Крупные тяжелые капли бомбардировали фургон. Даже тут, под ним, Иван слышал их гулкие удары, и какой-то глухой шелест, и шуршанье сена. Спустя мгновение бомбардировка утихла, а потом началась снова. И враз дождь загоготал, как веселый безумец. И это безумие передалось Ивану, он сидел и улыбался, сам ощущал свою улыбку и свое безумие. Оттого, что по крайней мере некоторое время ему не угрожает опасность, что поезд идет и идет, что брезент гудит от дождевых капель и что тоненькие струйки уже стекают под фургон. Он слизывал их с грядки фургона, с тюков, ловил струйки ладонями, раскрытым ртом, лицом. Он страдал, что не может объять все струи, торопился, боялся, что дождь вот-вот утихнет, а он еще не утолил жажду. И тогда вспомнил о брезентовом ведре, не разворачивая его, просто сплющенным, вогнутым внутрь подставил под струю и, захлебываясь, пил собранную воду.

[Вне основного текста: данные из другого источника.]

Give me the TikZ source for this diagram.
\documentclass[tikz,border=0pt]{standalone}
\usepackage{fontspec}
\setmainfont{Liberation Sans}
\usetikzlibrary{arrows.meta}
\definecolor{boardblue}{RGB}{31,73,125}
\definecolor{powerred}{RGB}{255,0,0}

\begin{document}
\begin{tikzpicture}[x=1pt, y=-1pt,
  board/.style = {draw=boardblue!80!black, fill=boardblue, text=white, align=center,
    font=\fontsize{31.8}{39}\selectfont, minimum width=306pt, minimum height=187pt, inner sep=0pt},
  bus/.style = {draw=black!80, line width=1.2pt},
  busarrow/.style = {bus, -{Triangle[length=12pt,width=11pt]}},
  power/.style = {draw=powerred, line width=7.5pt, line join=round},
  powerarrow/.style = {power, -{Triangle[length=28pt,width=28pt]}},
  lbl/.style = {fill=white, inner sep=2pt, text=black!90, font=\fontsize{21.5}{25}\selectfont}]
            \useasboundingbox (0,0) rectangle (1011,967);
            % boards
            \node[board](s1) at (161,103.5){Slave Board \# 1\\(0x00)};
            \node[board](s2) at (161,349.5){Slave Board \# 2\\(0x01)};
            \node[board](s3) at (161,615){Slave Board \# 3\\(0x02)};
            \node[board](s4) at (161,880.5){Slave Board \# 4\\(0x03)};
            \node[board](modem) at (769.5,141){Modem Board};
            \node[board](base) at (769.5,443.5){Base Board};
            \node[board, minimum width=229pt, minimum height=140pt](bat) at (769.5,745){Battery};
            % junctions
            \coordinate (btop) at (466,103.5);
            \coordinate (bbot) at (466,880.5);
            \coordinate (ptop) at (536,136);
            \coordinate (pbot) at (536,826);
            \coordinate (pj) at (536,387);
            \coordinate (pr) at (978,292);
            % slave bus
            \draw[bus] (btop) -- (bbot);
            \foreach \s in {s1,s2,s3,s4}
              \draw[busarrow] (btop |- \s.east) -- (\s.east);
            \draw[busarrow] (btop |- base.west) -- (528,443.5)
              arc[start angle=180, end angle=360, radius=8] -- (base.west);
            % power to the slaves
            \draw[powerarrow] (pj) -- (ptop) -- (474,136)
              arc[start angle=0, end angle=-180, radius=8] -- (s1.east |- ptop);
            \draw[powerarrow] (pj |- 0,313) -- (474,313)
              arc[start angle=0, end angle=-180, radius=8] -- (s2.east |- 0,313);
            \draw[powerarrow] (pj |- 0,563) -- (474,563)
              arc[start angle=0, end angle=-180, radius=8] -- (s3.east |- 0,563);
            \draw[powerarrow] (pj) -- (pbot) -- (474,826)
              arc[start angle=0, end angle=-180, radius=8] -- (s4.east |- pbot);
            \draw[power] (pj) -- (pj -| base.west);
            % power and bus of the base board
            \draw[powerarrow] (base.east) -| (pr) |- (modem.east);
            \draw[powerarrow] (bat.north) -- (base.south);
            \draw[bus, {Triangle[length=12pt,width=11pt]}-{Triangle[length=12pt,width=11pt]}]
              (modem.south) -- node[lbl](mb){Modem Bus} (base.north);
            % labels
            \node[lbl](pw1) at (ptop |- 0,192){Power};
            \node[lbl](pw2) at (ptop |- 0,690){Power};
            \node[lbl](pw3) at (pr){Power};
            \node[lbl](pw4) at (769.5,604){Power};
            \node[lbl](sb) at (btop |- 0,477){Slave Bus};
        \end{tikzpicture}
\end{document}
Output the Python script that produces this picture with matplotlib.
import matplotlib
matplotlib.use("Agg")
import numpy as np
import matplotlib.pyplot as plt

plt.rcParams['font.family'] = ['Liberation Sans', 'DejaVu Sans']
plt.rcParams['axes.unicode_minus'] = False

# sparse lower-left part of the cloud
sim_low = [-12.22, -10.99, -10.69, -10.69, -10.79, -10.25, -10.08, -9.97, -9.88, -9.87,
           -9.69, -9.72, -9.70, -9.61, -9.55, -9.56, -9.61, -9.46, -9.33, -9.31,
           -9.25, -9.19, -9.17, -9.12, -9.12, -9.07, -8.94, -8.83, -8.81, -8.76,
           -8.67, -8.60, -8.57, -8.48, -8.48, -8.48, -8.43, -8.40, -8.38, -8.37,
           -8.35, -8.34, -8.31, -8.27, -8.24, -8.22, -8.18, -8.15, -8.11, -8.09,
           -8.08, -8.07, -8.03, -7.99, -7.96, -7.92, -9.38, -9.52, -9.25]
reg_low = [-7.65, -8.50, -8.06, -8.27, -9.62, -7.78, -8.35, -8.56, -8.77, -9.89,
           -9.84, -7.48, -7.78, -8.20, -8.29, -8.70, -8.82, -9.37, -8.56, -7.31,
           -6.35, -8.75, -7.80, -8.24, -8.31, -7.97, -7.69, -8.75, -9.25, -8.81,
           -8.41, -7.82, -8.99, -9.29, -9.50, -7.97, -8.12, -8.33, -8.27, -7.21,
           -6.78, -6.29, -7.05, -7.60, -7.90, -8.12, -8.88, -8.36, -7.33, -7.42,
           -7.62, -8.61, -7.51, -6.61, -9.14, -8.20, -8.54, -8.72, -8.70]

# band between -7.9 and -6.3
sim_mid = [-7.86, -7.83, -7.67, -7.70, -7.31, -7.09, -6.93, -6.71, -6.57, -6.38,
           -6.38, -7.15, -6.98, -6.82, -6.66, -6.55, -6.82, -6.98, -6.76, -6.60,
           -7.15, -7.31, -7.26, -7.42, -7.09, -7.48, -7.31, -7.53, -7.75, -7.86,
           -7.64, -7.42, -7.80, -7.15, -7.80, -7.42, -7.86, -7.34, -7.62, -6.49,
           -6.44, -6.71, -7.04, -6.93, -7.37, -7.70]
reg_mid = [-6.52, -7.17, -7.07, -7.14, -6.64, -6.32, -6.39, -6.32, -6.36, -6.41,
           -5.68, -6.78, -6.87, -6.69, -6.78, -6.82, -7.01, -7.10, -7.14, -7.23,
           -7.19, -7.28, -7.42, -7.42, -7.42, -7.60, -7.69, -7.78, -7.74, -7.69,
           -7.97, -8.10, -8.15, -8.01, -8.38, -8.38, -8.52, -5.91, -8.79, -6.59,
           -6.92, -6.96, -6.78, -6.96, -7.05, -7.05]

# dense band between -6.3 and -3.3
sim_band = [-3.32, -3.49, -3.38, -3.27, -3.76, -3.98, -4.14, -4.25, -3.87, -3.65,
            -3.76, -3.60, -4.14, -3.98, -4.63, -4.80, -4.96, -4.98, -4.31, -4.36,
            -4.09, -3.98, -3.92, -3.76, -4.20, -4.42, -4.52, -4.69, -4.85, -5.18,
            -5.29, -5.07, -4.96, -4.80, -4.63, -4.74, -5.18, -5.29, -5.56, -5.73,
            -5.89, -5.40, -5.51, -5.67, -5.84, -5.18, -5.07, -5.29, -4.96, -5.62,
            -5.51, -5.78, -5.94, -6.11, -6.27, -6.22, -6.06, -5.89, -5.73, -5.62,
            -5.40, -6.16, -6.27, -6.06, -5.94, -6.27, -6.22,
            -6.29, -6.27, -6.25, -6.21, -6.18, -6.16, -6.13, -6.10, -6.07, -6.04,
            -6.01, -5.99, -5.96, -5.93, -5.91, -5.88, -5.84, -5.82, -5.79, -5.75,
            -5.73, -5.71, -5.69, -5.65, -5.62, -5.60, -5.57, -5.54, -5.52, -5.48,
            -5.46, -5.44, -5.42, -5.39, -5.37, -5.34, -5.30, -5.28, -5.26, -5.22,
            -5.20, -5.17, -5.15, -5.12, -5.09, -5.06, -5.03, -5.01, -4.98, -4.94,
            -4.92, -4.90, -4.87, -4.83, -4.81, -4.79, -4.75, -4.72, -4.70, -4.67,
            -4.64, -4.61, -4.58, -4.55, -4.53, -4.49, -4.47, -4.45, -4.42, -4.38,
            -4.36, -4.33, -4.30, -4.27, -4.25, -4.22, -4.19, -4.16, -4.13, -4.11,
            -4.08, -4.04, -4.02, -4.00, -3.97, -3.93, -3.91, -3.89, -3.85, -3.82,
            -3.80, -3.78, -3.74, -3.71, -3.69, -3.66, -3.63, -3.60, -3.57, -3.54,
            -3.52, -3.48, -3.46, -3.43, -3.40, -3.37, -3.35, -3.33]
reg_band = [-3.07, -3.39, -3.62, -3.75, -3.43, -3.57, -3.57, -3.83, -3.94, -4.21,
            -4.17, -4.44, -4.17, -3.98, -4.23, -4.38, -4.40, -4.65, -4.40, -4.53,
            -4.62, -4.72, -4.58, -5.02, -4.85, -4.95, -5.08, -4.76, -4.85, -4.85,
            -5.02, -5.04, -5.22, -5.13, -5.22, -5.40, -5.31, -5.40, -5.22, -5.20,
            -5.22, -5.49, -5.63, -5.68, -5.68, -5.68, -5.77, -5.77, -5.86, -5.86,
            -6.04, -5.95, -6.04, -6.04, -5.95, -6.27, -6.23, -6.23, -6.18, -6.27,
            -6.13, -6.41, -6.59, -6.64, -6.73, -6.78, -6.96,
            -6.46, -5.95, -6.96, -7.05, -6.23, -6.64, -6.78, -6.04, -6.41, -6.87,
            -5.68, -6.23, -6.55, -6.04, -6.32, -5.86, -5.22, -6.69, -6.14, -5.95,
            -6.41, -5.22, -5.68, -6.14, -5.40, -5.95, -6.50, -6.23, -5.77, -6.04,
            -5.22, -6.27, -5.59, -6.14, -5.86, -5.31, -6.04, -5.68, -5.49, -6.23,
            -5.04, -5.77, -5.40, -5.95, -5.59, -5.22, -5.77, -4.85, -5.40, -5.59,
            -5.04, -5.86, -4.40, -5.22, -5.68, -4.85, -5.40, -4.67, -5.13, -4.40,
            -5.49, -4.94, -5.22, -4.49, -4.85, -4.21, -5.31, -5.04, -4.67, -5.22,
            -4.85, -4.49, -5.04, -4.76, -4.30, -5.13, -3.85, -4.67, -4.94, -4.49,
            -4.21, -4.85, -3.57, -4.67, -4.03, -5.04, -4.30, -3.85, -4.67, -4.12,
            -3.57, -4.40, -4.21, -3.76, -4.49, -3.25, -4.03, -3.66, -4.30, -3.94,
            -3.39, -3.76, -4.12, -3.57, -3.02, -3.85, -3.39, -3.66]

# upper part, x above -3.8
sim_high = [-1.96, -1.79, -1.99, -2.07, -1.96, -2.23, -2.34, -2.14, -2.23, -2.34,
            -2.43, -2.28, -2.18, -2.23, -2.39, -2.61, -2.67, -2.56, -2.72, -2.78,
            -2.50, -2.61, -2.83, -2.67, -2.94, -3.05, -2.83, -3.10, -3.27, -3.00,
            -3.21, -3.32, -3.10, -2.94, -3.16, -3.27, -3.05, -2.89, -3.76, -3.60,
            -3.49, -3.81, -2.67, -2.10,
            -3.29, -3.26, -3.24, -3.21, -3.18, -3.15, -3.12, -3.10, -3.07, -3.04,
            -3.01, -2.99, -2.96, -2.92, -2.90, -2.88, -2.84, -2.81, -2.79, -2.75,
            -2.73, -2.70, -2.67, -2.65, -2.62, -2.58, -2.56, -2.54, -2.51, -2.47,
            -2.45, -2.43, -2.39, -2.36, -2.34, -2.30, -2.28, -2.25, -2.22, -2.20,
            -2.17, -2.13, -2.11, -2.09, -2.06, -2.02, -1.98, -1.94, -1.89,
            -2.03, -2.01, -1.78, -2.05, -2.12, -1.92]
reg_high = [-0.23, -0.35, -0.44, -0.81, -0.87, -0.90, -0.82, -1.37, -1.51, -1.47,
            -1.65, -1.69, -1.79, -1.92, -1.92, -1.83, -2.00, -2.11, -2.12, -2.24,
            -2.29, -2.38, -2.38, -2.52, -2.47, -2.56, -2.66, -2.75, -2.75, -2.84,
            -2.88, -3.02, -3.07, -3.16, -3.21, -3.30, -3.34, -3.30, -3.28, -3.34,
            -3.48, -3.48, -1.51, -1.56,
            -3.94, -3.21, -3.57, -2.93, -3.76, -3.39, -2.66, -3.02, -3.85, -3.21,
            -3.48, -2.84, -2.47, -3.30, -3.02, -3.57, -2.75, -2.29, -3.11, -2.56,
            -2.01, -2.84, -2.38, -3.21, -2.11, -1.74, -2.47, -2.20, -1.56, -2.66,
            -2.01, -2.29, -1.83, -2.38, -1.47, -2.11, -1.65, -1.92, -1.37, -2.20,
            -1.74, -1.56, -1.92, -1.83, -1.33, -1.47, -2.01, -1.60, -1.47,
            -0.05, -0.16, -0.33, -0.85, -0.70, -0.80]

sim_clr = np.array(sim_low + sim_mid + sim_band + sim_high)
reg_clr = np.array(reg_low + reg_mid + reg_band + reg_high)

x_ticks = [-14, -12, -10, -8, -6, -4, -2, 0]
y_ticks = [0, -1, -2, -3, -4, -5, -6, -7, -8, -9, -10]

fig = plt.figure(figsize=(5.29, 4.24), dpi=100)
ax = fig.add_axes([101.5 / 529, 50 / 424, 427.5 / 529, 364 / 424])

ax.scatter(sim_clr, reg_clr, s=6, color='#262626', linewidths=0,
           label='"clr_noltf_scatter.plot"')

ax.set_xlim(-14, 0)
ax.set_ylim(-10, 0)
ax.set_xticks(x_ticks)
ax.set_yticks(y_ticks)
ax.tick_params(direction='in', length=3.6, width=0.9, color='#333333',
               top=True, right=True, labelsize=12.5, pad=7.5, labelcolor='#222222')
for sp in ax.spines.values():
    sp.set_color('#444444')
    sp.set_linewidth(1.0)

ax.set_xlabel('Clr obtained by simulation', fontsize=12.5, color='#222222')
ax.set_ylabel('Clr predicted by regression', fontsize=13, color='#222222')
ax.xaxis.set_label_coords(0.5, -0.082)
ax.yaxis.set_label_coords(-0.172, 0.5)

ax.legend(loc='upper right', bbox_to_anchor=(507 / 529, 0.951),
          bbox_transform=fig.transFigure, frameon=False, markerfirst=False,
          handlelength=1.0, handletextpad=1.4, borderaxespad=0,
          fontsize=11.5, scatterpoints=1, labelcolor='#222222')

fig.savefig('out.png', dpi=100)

В голове вертелось какое-то радужное колесо, в горле клокотало, всхлипывало, а поезд громыхал, а дождь гудел, и Иван не боялся, что его услышат. Ему казалось, что в груди у него горят уголья, он льет воду, а они шипят, затухая. Ох и хорошо же себя чувствовал! Так хорошо, что, если бы сейчас даже угрожали выстрелом в затылок, он не оторвался бы от воды. Пил и пил, пока то радужное колесо не завертелось в обратном направлении, а потом не остановилось совсем.

Наверное, он один выпил полтучи. А то и целую тучу. Отяжелевший, обессиленный, упал на жесткие доски. Однако сразу же и поднялся: доски были мокрые и по ним непрестанно струилась вода. Отыскал местечко посуше между задними колесами, где верхний тюк нависал над нижним, свернулся калачиком, прижался спиной к теплому сену.

Зубы его щелкали, тело дрожало, как в лихорадке. Долго не мог согреться. А когда чуть-чуть согрелся, почувствовал, какой он слабый. Силы оставляли его. Не мог поднять руку, пошевелить пальцами. Где-то еще тлел последний комочек силы, он живил мысль, благодаря ему он чувствовал свое тело, но, наверное, этот комочек был такой маленький и хрупкий, что в любой миг мог рассыпаться и не дать собрать себя воедино.